- The Spanish regulator (DGOJ) references the ongoing biannual meetings between Italy, France, Portugal and Germany “to … analyze formulas for international liquidity.”
- Part of Spain’s 2013 action plan is to continue aggressive action against operators without a Spanish license that are targeting Spanish players.
- The DGOJ will produce its full 2012 report soon and that will provide a detailed view of how poker has performed under the regulatory system.
La Dirección General del Ordenación del Juego (DGOJ), regulator of online gambling in Spain, has produced its proposed strategy for 2013.
Under a section headed “Coordination with the European Commission and other European Regulators,” part of the section on “Policy Development Forecasts for 2013,” the DJOG references the ongoing biannual meetings between Italy, France, Portugal and Germany “to … analyze formulas for international liquidity.”
The regulators have been meeting for informal information sharing and policy discussion twice a year. In July 2012 and again in December, shared play pools were discussed.
The DGOJ’s statement this week mirrors ARJEL’s annual summary, which also highlighted the importance for shared player pools.
For the first time, German regulators participated in the December meet. There is still significant confusion as to the status of online gambling in Germany; legal issues surrounding the implementation of the German Interstate Treaty on Gambling Regulation, not least its apparent breach of European Treaties. The Treaty does not recognize online poker, so there is no immediate hope for Germany joining an international liquidity pool.
Beyond the rhetoric, there has been apparently little forward movement on creating shared liquidity, something Director Enrique Alejo suggested back in July 2012 that could happen between Spain and Italy by mid-2013. But the recent statements from both Spanish and French quarters highlight that it is still on the table and could happen within a reasonable timeframe.
Also part of Spain’s 2013 action plan is to continue aggressive action against operators without a Spanish license that are targeting Spanish players. Currently, there are 70 investigations into these so called “grey market” operators and 17 disciplinary procedures have been initiated.
There are the usual political intentions to protect vulnerable people, minimize gambling addiction and conduct further research on the risks of gambling, but few concrete proposals. The report recognizes that operators have extensive mechanisms in place to achieve the desired level of social protection, but wants them to be researched further and sees potential for some “improvement.”

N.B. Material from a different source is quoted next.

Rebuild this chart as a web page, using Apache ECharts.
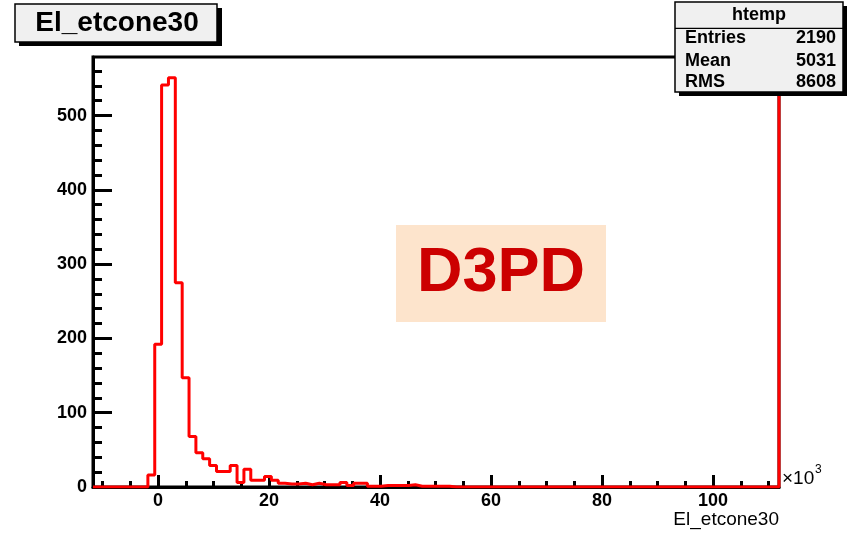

One helpful intervention that DGOJ proposes is to design and establish a customer service system for players to make claims against operators: “sistema de atención a las reclamaciones de usuarios del juego.” The Spanish phrase is vague, but could be interpreted as providing additional player protection in cases of fraud or when an operator goes bust.
Otherwise the document provides little insight into how well poker and other forms of online gambling have performed since the inception of the new system in June 2012; over 600k players who have deposited over €90m with licensed operators, but this is not broken down by market. DGOJ will produce its full 2012 report soon and that will provide a detailed view of how poker has performed under the regulatory system.